Running a manufacturing operation means learning from the unexpected. We have seen modules delaminating after hailstorms, flash cracks introduced during rough handling, or new encapsulant formulations causing unanticipated cell corrosion. Each case pushes us to revisit ingredient sourcing, tweak extrusion temperature bands, or modify moisture scavenger loading. Our teams actively cycle between plant floor and test lab, incorporating field notes from site installers, reliability engineers, and warranty managers.
We meet regularly with field technicians and module assemblers to review cylinder pressure marks, TPO warpage, and glass adhesion failures. These visits provide the full picture: how encapsulants behave after long ocean shipment, how corner bubbling stems from overlooked line temperature drop, and how a shift in sheet gauge can cascade to module reliability. Field feedback bypasses theoretical comfort—real problems demand real root cause analysis and often drive us to adjust core recipe components on the fly.
Our greatest progress in PV encapsulation comes from hands-on relationships with customers. We review line scrap logs, run parallel line tests with module engineers, debate options for tighter visual clarity or tougher gel content, and bring back continuous feedback loops into our blend design. Several times a year, mutual lab teams tackle chronic issues: finger corrosion, PID, cell shift, or lamination haze. By keeping formulation development connected to test feedback, we secure reliability that holds up in the hands of module makers—not just in formal test certificates.
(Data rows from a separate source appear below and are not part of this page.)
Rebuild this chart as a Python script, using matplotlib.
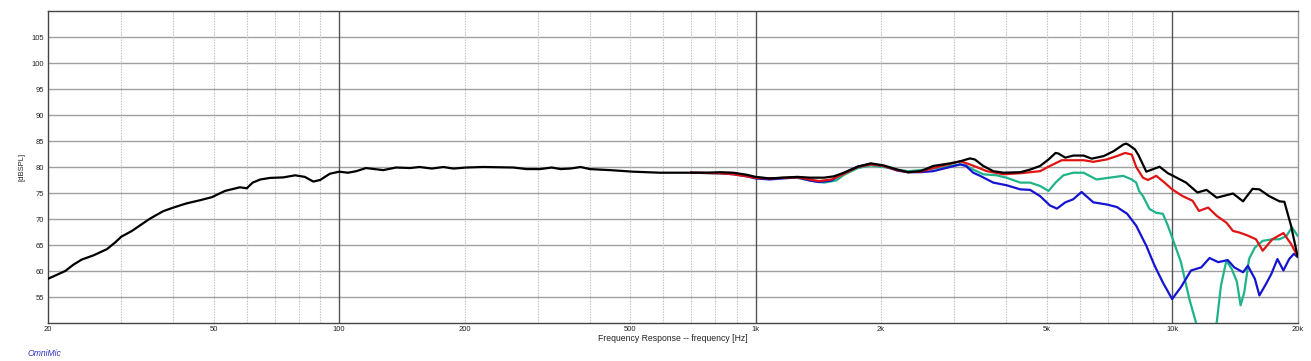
import matplotlib
matplotlib.use("Agg")
import matplotlib.pyplot as plt
from matplotlib.ticker import FixedLocator, NullFormatter, NullLocator

# ---------------- data ----------------
black_f = [20, 22, 23, 24.1, 25.7, 27.7, 29, 30, 31.8, 33.3, 35.2, 37.8, 40, 43, 46.3, 49.5,
           53.2, 57.8, 60, 62, 64.7, 68.2, 73.4, 78.4, 82.7, 86.7, 90, 95, 100, 105, 110, 116,
           127.6, 137, 148, 156, 167, 178, 188, 202, 222, 262, 282, 304, 324, 340, 359, 380,
           400, 447, 508, 590, 684, 764, 822, 885, 953, 1000, 1080, 1160, 1260, 1350, 1460,
           1540, 1630, 1760, 1890, 2030, 2190, 2320, 2490, 2670, 2930, 3100, 3270, 3360, 3520,
           3720, 3940, 4320, 4560, 4820, 5050, 5250, 5330, 5540, 5790, 6130, 6410, 6850, 7240,
           7630, 7750, 7850, 8140, 8300, 8670, 9330, 9770, 10000, 10800, 11500, 12100, 12800,
           14000, 14800, 15600, 16200, 17100, 18100, 18600, 19300, 20000]
black_db = [58.5, 60.0, 61.2, 62.2, 63.0, 64.2, 65.5, 66.6, 67.7, 68.8, 70.1, 71.5, 72.2, 73.0, 73.6, 74.2,
            75.4, 76.1, 75.9, 77.0, 77.6, 77.9, 78.0, 78.4, 78.1, 77.2, 77.5, 78.7, 79.1, 78.9, 79.2, 79.8,
            79.4, 79.9, 79.8, 80.0, 79.7, 80.0, 79.7, 79.9, 80.0, 79.9, 79.6, 79.6, 79.9, 79.6, 79.7, 80.0,
            79.6, 79.4, 79.1, 78.9, 78.9, 78.9, 79.0, 78.9, 78.5, 78.1, 77.8, 77.95, 78.1, 77.95, 77.95,
            78.2, 78.9, 80.05, 80.7, 80.3, 79.5, 79.0, 79.2, 80.2, 80.7, 81.1, 81.65, 81.45, 80.2,
            79.2, 78.9, 79.0, 79.5, 80.2, 81.45, 82.7, 82.6, 81.8, 82.2, 82.2, 81.6, 82.1, 83.05,
            84.3, 84.5, 84.3, 83.4, 82.3, 79.1, 80.05, 78.8, 78.4, 77.0, 75.1, 75.6, 74.1,
            74.9, 73.4, 75.8, 75.7, 74.4, 73.4, 73.3, 68.7, 62.9]

red_f = [700, 822, 885, 953, 1000, 1080, 1160, 1260, 1350, 1420, 1520, 1630, 1760, 1890, 2030,
         2190, 2320, 2490, 2670, 2930, 3100, 3270, 3590, 3940, 4320, 4820, 5090, 5430, 5790,
         6130, 6470, 6960, 7370, 7710, 8000, 8200, 8510, 8750, 9160, 9590, 10000, 10600, 11200,
         11600, 12200, 12800, 13500, 14000, 14500, 15100, 15900, 16500, 17400, 18500, 19300, 20000]
red_db = [78.9, 78.8, 78.6, 78.2, 77.9, 77.8, 77.9, 78.0, 77.6, 77.3, 77.6, 78.7, 80.0, 80.5, 80.2,
          79.4, 79.0, 79.1, 79.8, 80.6, 81.1, 80.5, 79.2, 78.6, 78.8, 79.2, 80.2, 81.3, 81.3,
          81.3, 81.0, 81.45, 82.1, 82.7, 82.4, 80.0, 77.95, 77.5, 78.3, 77.0, 75.7, 74.4, 73.5,
          71.55, 72.2, 70.6, 69.3, 67.7, 67.4, 66.9, 66.1, 63.9, 66.1, 67.3, 65.2, 62.9]

green_f = [700, 822, 885, 953, 1000, 1080, 1160, 1260, 1350, 1460, 1560, 1630, 1760, 1890, 2030,
           2190, 2320, 2490, 2670, 2930, 3100, 3200, 3330, 3520, 3790, 4000, 4320, 4560, 4820,
           5050, 5250, 5480, 5790, 6130, 6580, 7080, 7630, 8000, 8200, 8330, 8510, 8830, 9160,
           9500, 9770, 10100, 10500, 11000, 11400, 12000, 12800, 13100, 13500, 13900, 14300,
           14600, 14900, 15300, 15800, 16500, 17400, 18100, 18800, 19400, 20000]
green_db = [78.9, 78.8, 78.7, 78.3, 78.0, 77.8, 77.9, 77.9, 77.4, 77.0, 77.4, 78.5, 79.8, 80.3, 80.0,
            79.5, 79.2, 79.4, 79.7, 80.2, 80.5, 80.3, 79.5, 78.6, 78.4, 77.95, 77.0, 77.0, 76.35,
            75.4, 77.0, 78.4, 78.9, 78.9, 77.6, 77.95, 78.3, 77.6, 77.0, 75.4, 74.4, 71.9, 71.2,
            71.0, 68.7, 65.5, 61.7, 54.6, 50.2, 42.0, 50.2, 57.2, 62.0, 60.4, 58.0,
            53.4, 55.9, 62.3, 64.5, 65.8, 66.1, 66.1, 66.7, 68.4, 66.8]

blue_f = [700, 822, 885, 953, 1000, 1080, 1160, 1260, 1350, 1420, 1520, 1630, 1760, 1890, 2030,
          2190, 2320, 2490, 2670, 2930, 3100, 3200, 3330, 3460, 3720, 4000, 4320, 4560, 4820,
          5090, 5290, 5540, 5790, 6060, 6470, 6960, 7370, 7800, 8200, 8670, 9080, 9500, 10000,
          10500, 11100, 11750, 12300, 12900, 13600, 14100, 14800, 15200, 15800, 16200, 16800,
          17300, 17900, 18500, 19100, 19600, 20000]
blue_db = [78.9, 78.8, 78.6, 78.2, 77.8, 77.6, 77.8, 78.0, 77.4, 77.1, 77.4, 78.9, 80.1, 80.6, 80.2,
           79.3, 79.0, 79.0, 79.2, 80.0, 80.5, 80.2, 78.9, 78.3, 77.0, 76.5, 75.7, 75.6, 74.4,
           72.6, 72.0, 73.2, 73.8, 75.2, 73.2, 72.8, 72.3, 71.0, 68.7, 64.85, 61.0, 57.8, 54.6,
           56.9, 60.1, 60.7, 62.5, 61.7, 62.1, 60.7, 59.75, 61.0, 58.5, 55.3, 57.5,
           59.4, 62.3, 60.1, 62.3, 63.3, 62.7]

x_ticks = [20, 50, 100, 200, 500, 1000, 2000, 5000, 10000, 20000]
x_tick_labels = ["20", "50", "100", "200", "500", "1k", "2k", "5k", "10k", "20k"]
y_ticks = [55, 60, 65, 70, 75, 80, 85, 90, 95, 100, 105]
major_decades = [100, 1000, 10000]
minor_lines = [m * d for d in (10, 100, 1000) for m in range(2, 10) if 20 < m * d < 20000 and m * d not in (100, 1000, 10000)]

# ---------------- figure ----------------
plt.rcParams["font.family"] = ["Liberation Sans", "DejaVu Sans"]
fig = plt.figure(figsize=(13.11, 3.61), dpi=100)
ax = fig.add_axes([48 / 1311, 1 - 323 / 361, 1249.5 / 1311, 312 / 361])

ax.set_xscale("log")
ax.set_xlim(20, 20000)
ax.set_ylim(50, 110)

for y in y_ticks:
    ax.axhline(y, color="#a0a0a0", lw=1.0, zorder=1)
for f in minor_lines:
    ax.axvline(f, color="#bcbcbc", lw=0.8, ls=(0, (1.2, 1.2)), zorder=1)
for f in major_decades:
    ax.axvline(f, color="#555555", lw=1.0, zorder=1)

lw = 1.6
ax.plot(green_f, green_db, color="#1fb38a", lw=lw, zorder=3)
ax.plot(blue_f, blue_db, color="#1414d2", lw=lw, zorder=4)
ax.plot(red_f, red_db, color="#e01414", lw=lw, zorder=5)
ax.plot(black_f, black_db, color="#000000", lw=lw, zorder=6)

ax.xaxis.set_major_locator(FixedLocator(x_ticks))
ax.set_xticklabels(x_tick_labels)
ax.xaxis.set_minor_locator(NullLocator())
ax.xaxis.set_minor_formatter(NullFormatter())
ax.set_yticks(y_ticks)
ax.tick_params(axis="both", length=0, labelsize=5.5, colors="#222222", pad=3)
ax.tick_params(axis="x", pad=2)

for s in ("left", "bottom", "top"):
    ax.spines[s].set_color("#444444")
    ax.spines[s].set_linewidth(1.0)
ax.spines["right"].set_color("#999999")
ax.spines["right"].set_linewidth(1.0)

ax.set_xlabel("Frequency Response -- frequency [Hz]", fontsize=6.2, labelpad=1, color="#222222")
ax.set_ylabel("[dBSPL]", fontsize=5.5, labelpad=4, color="#222222")

fig.text(28 / 1311, 1 - 354 / 361, "OmniMic", color="#3232c0", fontsize=6.2,
         style="italic", va="center", ha="left")

fig.savefig("out.png", dpi=100)
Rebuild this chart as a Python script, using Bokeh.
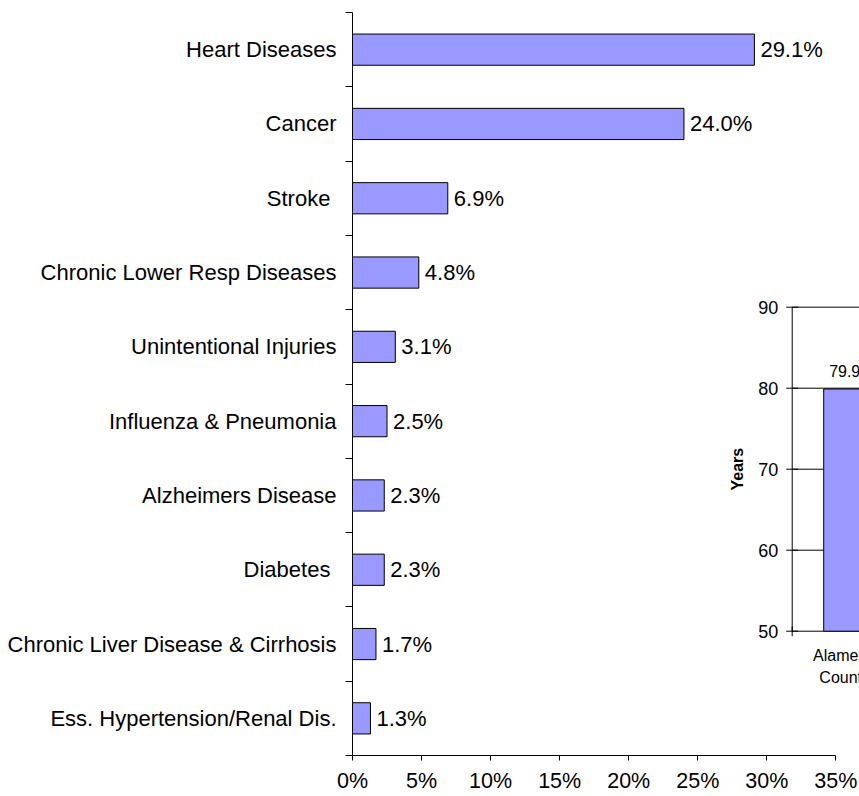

Most importantly, we invest in continuous operator training and open process change logs, so factory teams see upstream and downstream impacts of encapsulant decisions. This approach roots out hidden variability and grounds our formulation innovation not just in chemistry, but real-world results. Our customers stay with us because measures like traceable batch control, pilot module runs, and technical visits are not extras—we see them as core to our manufacturing responsibility.
Solar module manufacturers face changing cost targets, new energy policies, and shifting supply chains. As a manufacturer, our job reaches past shipping product—we join every challenge, co-designing encapsulant blends for new cell architectures, validating at plant scale, and sharing both successes and failures openly. By putting in the work at the plant and in the field, we anchor reliability in experience, not just in brochures or data sheets.
PV encapsulation keeps evolving, with new materials and module designs arriving every year. Our commitment remains grounded in what customers need to hold panel performance steady through 25, 30, or more years in the field. That means keeping chemistry in our hands, lines running with consistency, and openly sharing what works best from manufacturing through end use.